In the future, Worley said he wants AFTAC link up with the Air Force Research Lab to synchronize efforts in order to advance mission capabilities. He also wants to shatter a concept permeating the hallways of his treaty monitoring center.

"There's an old proverb, 'Perfection is the enemy of success,'" Worley said. "It's not uncommon for people with highly technical skills or degrees to be somewhat leery of failure because they look at it as a potential reflection on them as professionals. I'm trying to break this thought pattern and tell my work force it's OK to fail, it's OK to take risks, it's OK to step out of your comfort zone, and it's OK to move away from the decades-old checklist mentality."

To date, the organization has enjoyed a cost avoidance price tag in the vicinity of $1 million simply by innovating from within.

"AFTAC men and women ensured fixes to mission equipment or processes that did not have to wait until additional funding was provided or was programmed somewhere in the future," said Deb Ward, AFTAC's comptroller. "The innovation lab removed unfunded requirements faster and more effectively, while making our most valued asset, the AFTAC people, feel most valuable. It doesn't get better than that."

Meanwhile, anyone can submit an idea to the team’s experts.

“Anyone who has a concept or a problem or even a suggestion for a better way to do business, we're all ears," Worley said. "The whole idea is to figure out ways to do our mission better, faster, cheaper.
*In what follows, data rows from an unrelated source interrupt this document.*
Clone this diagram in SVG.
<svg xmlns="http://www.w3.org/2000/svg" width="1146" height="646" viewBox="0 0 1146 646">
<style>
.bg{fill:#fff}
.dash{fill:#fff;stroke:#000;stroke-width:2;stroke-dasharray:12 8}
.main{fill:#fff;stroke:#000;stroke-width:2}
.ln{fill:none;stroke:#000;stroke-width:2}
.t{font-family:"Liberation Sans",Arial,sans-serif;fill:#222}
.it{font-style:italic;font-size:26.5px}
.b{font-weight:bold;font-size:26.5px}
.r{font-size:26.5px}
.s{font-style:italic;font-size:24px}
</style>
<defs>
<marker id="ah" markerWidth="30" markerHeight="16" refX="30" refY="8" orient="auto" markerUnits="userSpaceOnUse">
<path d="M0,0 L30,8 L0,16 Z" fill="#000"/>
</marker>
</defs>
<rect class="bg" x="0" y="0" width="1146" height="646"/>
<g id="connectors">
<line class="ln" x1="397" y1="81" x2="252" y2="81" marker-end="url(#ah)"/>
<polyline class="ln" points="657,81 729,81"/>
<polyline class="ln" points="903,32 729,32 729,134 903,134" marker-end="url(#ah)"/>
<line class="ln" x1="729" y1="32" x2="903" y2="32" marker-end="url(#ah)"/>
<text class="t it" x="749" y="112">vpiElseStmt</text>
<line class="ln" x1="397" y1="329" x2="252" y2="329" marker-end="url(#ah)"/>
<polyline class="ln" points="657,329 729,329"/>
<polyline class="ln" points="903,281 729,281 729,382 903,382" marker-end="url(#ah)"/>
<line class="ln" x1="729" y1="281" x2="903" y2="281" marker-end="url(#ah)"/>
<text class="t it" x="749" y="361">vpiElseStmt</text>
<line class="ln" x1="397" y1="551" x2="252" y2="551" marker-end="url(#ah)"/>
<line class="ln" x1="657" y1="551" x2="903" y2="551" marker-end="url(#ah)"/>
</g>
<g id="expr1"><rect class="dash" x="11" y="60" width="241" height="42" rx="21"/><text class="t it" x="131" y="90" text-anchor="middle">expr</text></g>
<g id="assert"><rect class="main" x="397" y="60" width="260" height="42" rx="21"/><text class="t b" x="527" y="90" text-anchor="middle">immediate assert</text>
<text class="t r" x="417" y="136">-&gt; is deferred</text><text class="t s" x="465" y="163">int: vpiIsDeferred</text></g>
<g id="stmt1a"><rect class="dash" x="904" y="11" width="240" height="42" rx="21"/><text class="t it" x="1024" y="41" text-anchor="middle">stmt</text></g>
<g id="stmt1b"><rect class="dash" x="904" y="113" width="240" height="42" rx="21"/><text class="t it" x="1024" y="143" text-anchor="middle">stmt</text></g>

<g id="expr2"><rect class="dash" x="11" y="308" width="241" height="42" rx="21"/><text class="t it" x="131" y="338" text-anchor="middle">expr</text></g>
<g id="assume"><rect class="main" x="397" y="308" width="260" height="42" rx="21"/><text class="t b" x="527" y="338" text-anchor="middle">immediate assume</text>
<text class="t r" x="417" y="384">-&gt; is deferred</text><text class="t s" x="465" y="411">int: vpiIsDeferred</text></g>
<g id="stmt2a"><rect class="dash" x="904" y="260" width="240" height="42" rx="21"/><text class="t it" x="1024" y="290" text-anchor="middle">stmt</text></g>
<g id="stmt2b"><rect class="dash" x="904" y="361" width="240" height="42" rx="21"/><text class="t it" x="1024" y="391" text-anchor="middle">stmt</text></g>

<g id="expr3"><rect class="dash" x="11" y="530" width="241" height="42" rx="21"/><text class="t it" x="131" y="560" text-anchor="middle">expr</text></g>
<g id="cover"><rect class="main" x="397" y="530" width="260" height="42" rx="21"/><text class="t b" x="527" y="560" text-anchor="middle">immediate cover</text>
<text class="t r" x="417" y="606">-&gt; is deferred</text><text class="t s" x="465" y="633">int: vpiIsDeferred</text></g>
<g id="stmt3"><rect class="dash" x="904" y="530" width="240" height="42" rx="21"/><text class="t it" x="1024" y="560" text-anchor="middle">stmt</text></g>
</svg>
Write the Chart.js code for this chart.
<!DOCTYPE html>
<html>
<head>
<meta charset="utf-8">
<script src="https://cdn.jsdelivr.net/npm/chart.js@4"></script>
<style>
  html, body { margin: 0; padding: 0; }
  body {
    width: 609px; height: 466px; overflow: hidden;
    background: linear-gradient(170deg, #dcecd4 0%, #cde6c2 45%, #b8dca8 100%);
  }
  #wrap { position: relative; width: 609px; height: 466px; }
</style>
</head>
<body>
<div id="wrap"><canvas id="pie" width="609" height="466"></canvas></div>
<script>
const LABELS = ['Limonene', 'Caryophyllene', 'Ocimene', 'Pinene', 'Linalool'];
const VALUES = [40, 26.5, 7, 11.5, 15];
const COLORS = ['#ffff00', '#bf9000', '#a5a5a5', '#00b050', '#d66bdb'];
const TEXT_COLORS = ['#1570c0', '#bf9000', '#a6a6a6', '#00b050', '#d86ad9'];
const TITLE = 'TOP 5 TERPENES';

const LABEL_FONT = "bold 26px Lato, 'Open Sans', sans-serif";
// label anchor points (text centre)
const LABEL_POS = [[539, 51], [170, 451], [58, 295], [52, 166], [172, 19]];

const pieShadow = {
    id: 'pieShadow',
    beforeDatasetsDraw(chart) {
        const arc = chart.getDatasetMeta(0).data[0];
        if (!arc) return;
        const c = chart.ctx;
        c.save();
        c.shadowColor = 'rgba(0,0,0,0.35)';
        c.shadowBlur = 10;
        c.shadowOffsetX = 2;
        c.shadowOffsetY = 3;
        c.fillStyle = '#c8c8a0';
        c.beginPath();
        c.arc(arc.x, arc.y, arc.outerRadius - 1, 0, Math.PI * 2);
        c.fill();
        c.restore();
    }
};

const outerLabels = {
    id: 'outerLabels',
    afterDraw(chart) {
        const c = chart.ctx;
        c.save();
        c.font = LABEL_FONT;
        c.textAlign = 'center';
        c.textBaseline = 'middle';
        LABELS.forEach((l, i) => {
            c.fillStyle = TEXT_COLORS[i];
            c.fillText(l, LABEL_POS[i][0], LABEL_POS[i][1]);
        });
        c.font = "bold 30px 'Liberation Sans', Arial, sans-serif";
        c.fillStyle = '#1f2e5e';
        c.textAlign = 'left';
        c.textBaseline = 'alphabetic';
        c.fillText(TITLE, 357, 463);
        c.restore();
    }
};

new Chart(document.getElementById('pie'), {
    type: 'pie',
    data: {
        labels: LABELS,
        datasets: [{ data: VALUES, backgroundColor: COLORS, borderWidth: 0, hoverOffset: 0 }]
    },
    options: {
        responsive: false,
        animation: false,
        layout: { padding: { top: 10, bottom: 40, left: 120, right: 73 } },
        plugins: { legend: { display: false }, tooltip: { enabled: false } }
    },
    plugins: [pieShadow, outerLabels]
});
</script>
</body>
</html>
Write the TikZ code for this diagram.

There may be some ideas referred to the AFSO21 (Air Force Smart Operations for the 21st Century) team for action, or some so timely they'll go directly to management for a quick decision …. (But,) some of the Air Force's best improvement processes were driven by our most junior Airmen, simply because they're not burdened with the typical, 'That's-not-how-we've-always-done-it' mentality. Their ideas are fresh and modern, and quite appropriately, innovative."

Worley hopes to see his program benchmarked throughout the Air Force.